Work to be completed:
Transcribe every line from the top down to the line with "22.5, 25, 26];", both ends included, but not the pictures.

Supplied data:
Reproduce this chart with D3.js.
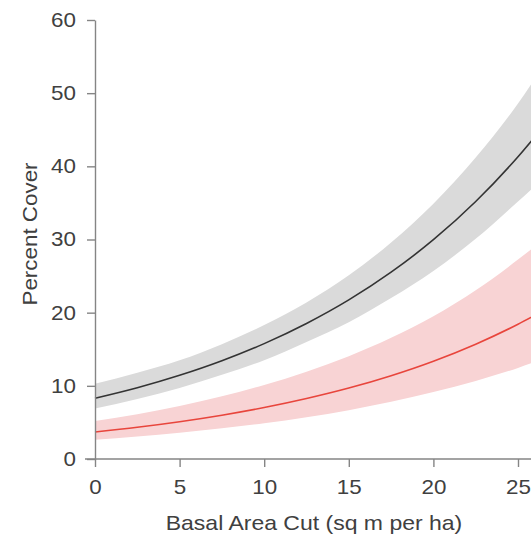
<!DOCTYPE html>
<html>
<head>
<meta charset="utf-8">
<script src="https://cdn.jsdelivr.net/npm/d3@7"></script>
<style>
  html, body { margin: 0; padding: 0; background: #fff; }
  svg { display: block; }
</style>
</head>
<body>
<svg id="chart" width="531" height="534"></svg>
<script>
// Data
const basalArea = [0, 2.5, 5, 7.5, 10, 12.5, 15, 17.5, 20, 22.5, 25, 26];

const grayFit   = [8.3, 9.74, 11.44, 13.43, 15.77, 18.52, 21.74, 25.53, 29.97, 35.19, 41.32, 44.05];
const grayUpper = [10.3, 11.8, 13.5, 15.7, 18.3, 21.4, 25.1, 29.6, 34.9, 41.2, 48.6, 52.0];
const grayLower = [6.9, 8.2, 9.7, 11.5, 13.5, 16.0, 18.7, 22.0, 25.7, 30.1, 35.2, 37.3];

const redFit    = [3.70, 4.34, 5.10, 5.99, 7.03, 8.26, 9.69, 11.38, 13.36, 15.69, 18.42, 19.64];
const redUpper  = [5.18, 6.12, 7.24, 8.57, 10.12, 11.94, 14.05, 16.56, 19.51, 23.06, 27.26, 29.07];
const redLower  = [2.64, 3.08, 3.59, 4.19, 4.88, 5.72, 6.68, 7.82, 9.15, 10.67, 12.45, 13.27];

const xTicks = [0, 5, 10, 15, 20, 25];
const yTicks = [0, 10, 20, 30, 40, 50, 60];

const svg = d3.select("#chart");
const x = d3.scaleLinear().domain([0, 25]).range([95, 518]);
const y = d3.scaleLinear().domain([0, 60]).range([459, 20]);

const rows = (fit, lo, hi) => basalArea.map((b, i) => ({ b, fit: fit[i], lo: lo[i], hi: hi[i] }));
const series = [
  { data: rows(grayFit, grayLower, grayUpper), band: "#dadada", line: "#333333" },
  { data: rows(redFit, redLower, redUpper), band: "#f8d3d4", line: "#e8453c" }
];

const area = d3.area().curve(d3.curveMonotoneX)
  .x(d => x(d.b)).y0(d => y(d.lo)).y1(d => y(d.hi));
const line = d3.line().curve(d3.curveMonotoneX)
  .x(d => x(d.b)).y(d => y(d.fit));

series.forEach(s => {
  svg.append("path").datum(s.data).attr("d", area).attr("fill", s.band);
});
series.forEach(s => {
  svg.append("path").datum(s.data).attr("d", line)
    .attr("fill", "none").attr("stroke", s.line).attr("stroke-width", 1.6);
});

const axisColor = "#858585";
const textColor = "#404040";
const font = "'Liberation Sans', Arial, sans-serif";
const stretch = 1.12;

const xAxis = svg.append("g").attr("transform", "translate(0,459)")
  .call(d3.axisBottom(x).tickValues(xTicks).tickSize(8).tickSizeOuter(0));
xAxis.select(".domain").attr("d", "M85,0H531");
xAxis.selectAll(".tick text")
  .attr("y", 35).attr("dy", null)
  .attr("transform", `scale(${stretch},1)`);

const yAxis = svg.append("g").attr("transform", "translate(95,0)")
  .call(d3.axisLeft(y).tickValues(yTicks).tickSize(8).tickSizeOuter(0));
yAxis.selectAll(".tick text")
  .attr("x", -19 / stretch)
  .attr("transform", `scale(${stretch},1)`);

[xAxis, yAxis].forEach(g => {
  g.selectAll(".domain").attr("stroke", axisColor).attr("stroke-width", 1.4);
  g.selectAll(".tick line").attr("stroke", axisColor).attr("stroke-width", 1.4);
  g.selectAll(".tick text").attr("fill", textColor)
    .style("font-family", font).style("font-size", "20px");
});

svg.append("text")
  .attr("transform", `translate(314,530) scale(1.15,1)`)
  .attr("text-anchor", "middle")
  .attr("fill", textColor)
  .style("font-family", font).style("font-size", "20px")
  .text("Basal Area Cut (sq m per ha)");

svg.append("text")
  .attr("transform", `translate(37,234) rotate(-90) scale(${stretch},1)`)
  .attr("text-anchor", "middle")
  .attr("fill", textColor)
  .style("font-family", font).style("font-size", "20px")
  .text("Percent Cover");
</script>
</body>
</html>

Correct output:
Reproduce this chart with D3.js.
<!DOCTYPE html>
<html>
<head>
<meta charset="utf-8">
<script src="https://cdn.jsdelivr.net/npm/d3@7"></script>
<style>
  html, body { margin: 0; padding: 0; background: #fff; }
  svg { display: block; }
</style>
</head>
<body>
<svg id="chart" width="531" height="534"></svg>
<script>
// Data
const basalArea = [0, 2.5, 5, 7.5, 10, 12.5, 15, 17.5, 20, 22.5, 25, 26];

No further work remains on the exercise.